Leave out the pictures and repeat the rest of the material exactly.

DATA SHOWN »
━━━━━━━━━━━━━━━━━━━━━━━━━━━━━━
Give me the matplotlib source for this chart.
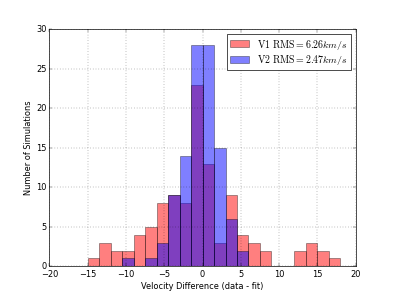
import matplotlib
matplotlib.use("Agg")
import matplotlib.pyplot as plt
import numpy as np

plt.style.use('classic')
plt.rcParams['mathtext.fontset'] = 'cm'

bin_edges = np.arange(-15, 18.01, 1.5)
v1_counts = [1, 3, 2, 2, 4, 5, 8, 9, 8, 23, 13, 3, 9, 4, 3, 2, 0, 0, 2, 3, 2, 1]
v2_counts = [0, 0, 0, 1, 0, 1, 3, 9, 14, 28, 28, 15, 6, 2, 0, 0, 0, 0, 0, 0, 0, 0]
v1_label = r'$\mathrm{V1\ RMS} = 6.26 km/s$'
v2_label = r'$\mathrm{V2\ RMS} = 2.47 km/s$'

centers = (bin_edges[:-1] + bin_edges[1:]) / 2

fig = plt.figure(figsize=(8, 6), dpi=49.4)
fig.patch.set_facecolor('white')
ax = fig.add_subplot(111)
ax.hist(centers, bins=bin_edges, weights=v1_counts, color='red', alpha=0.5, label=v1_label)
ax.hist(centers, bins=bin_edges, weights=v2_counts, color='blue', alpha=0.5, label=v2_label)
ax.set_xlim(-20, 20)
ax.set_ylim(0, 30)
ax.grid(True)
ax.set_xlabel('Velocity Difference (data - fit)')
ax.set_ylabel('Number of Simulations')
ax.legend(loc='upper right', fontsize=14.4, labelspacing=0.15, borderpad=0.3)
fig.savefig('out.png', dpi=49.4, facecolor='white')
━━━━━━━━━━━━━━━━━━━━━━━━━━━━━━
SOLUTION FOR THIS PROBLEM »
Give me the matplotlib source for this chart.
import matplotlib
matplotlib.use("Agg")
import matplotlib.pyplot as plt
import numpy as np

plt.style.use('classic')
plt.rcParams['mathtext.fontset'] = 'cm'

bin_edges = np.arange(-15, 18.01, 1.5)
v1_counts = [1, 3, 2, 2, 4, 5, 8, 9, 8, 23, 13, 3, 9, 4, 3, 2, 0, 0, 2, 3, 2, 1]
v2_counts = [0, 0, 0, 1, 0, 1, 3, 9, 14, 28, 28, 15, 6, 2, 0, 0, 0, 0, 0, 0, 0, 0]
v1_label = r'$\mathrm{V1\ RMS} = 6.26 km/s$'
v2_label = r'$\mathrm{V2\ RMS} = 2.47 km/s$'

centers = (bin_edges[:-1] + bin_edges[1:]) / 2

fig = plt.figure(figsize=(8, 6), dpi=49.4)
fig.patch.set_facecolor('white')
ax = fig.add_subplot(111)
ax.hist(centers, bins=bin_edges, weights=v1_counts, color='red', alpha=0.5, label=v1_label)
ax.hist(centers, bins=bin_edges, weights=v2_counts, color='blue', alpha=0.5, label=v2_label)
ax.set_xlim(-20, 20)
ax.set_ylim(0, 30)
ax.grid(True)
ax.set_xlabel('Velocity Difference (data - fit)')
ax.set_ylabel('Number of Simulations')
ax.legend(loc='upper right', fontsize=14.4, labelspacing=0.15, borderpad=0.3)
fig.savefig('out.png', dpi=49.4, facecolor='white')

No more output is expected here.